**PROVIDED MATERIAL:**
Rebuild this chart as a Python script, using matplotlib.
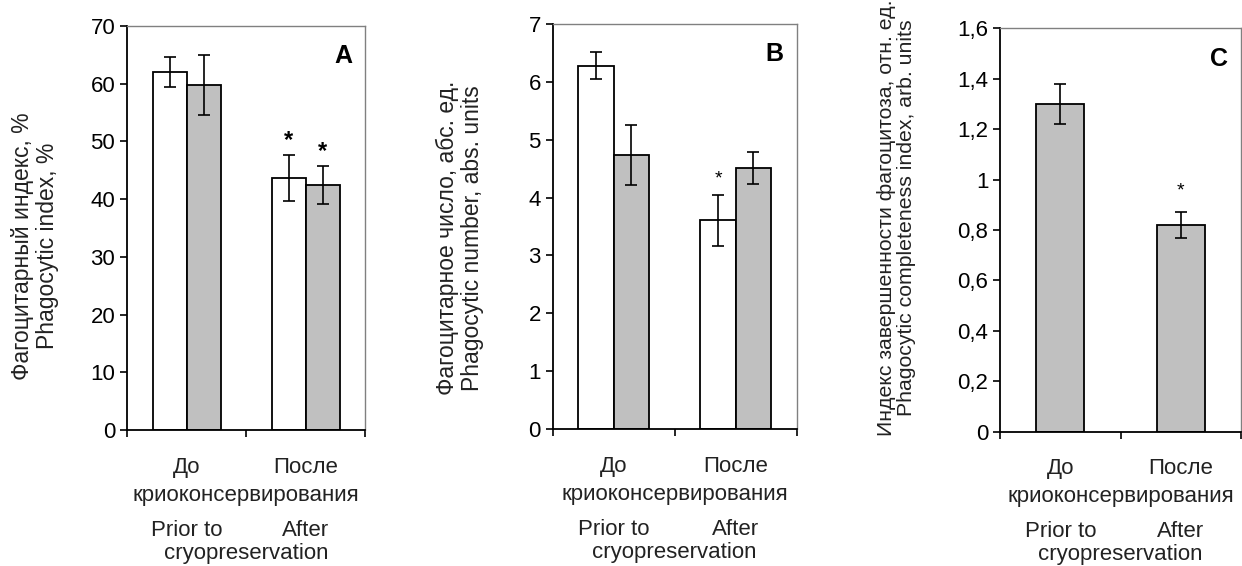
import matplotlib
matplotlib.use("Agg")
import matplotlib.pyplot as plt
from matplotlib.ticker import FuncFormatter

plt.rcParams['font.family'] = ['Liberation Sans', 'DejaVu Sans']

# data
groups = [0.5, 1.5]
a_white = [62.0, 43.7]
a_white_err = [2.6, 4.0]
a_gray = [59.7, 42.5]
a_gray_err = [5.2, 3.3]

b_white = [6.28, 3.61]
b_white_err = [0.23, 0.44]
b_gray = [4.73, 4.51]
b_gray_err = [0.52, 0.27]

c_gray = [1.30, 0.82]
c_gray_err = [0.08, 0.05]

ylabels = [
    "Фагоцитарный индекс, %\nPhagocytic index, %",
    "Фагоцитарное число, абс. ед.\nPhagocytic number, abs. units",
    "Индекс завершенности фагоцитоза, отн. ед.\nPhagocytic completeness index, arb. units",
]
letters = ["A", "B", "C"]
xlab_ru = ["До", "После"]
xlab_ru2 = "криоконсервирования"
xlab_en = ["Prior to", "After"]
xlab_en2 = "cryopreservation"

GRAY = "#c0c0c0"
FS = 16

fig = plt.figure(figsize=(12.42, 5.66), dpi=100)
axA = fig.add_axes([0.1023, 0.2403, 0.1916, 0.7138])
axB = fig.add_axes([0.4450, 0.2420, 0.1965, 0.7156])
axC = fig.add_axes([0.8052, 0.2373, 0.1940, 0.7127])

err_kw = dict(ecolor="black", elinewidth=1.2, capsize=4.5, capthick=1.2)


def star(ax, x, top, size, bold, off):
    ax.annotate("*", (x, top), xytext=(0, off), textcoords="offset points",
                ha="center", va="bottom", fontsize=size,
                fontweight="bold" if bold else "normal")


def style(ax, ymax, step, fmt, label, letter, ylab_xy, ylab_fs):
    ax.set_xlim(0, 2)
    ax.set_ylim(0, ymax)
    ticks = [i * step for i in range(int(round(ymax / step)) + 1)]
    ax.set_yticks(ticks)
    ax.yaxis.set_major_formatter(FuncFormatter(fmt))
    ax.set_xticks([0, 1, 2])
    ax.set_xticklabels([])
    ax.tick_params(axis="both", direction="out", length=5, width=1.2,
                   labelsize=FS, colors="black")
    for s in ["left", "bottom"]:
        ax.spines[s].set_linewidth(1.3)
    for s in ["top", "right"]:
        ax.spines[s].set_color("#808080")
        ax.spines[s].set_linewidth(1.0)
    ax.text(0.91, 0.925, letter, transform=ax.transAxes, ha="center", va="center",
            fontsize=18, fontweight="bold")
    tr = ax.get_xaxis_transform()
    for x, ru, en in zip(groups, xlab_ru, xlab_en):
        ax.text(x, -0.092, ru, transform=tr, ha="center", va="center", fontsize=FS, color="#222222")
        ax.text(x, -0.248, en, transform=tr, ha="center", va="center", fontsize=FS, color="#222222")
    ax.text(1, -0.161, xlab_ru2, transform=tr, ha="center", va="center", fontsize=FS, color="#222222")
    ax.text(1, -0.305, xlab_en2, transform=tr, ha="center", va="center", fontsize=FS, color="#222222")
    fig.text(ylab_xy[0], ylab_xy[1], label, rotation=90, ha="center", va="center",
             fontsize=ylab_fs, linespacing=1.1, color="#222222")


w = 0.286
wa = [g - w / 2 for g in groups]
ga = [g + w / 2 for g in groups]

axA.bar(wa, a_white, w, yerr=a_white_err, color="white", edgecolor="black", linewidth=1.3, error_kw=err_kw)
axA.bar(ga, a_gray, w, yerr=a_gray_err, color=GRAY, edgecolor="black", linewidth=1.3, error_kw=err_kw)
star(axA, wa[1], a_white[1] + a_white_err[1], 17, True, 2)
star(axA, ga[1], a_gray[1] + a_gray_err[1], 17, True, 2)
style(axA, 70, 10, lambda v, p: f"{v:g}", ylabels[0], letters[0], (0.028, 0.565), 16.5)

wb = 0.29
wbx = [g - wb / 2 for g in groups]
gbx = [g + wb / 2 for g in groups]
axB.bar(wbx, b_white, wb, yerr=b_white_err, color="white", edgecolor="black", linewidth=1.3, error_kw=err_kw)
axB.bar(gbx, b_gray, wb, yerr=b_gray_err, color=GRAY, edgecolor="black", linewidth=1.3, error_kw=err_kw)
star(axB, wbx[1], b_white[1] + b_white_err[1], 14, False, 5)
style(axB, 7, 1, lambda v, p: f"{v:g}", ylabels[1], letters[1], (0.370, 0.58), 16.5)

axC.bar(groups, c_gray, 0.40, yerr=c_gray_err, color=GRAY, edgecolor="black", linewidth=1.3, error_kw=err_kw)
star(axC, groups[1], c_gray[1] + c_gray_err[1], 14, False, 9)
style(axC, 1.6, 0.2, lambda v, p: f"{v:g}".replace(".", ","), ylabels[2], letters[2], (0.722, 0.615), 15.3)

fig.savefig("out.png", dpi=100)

**GOAL:**
Show all lines from the listing above in which "matplotlib" appears.

**WRITTEN REPLY:**
Rebuild this chart as a Python script, using matplotlib.
import matplotlib
matplotlib.use("Agg")
import matplotlib.pyplot as plt
from matplotlib.ticker import FuncFormatter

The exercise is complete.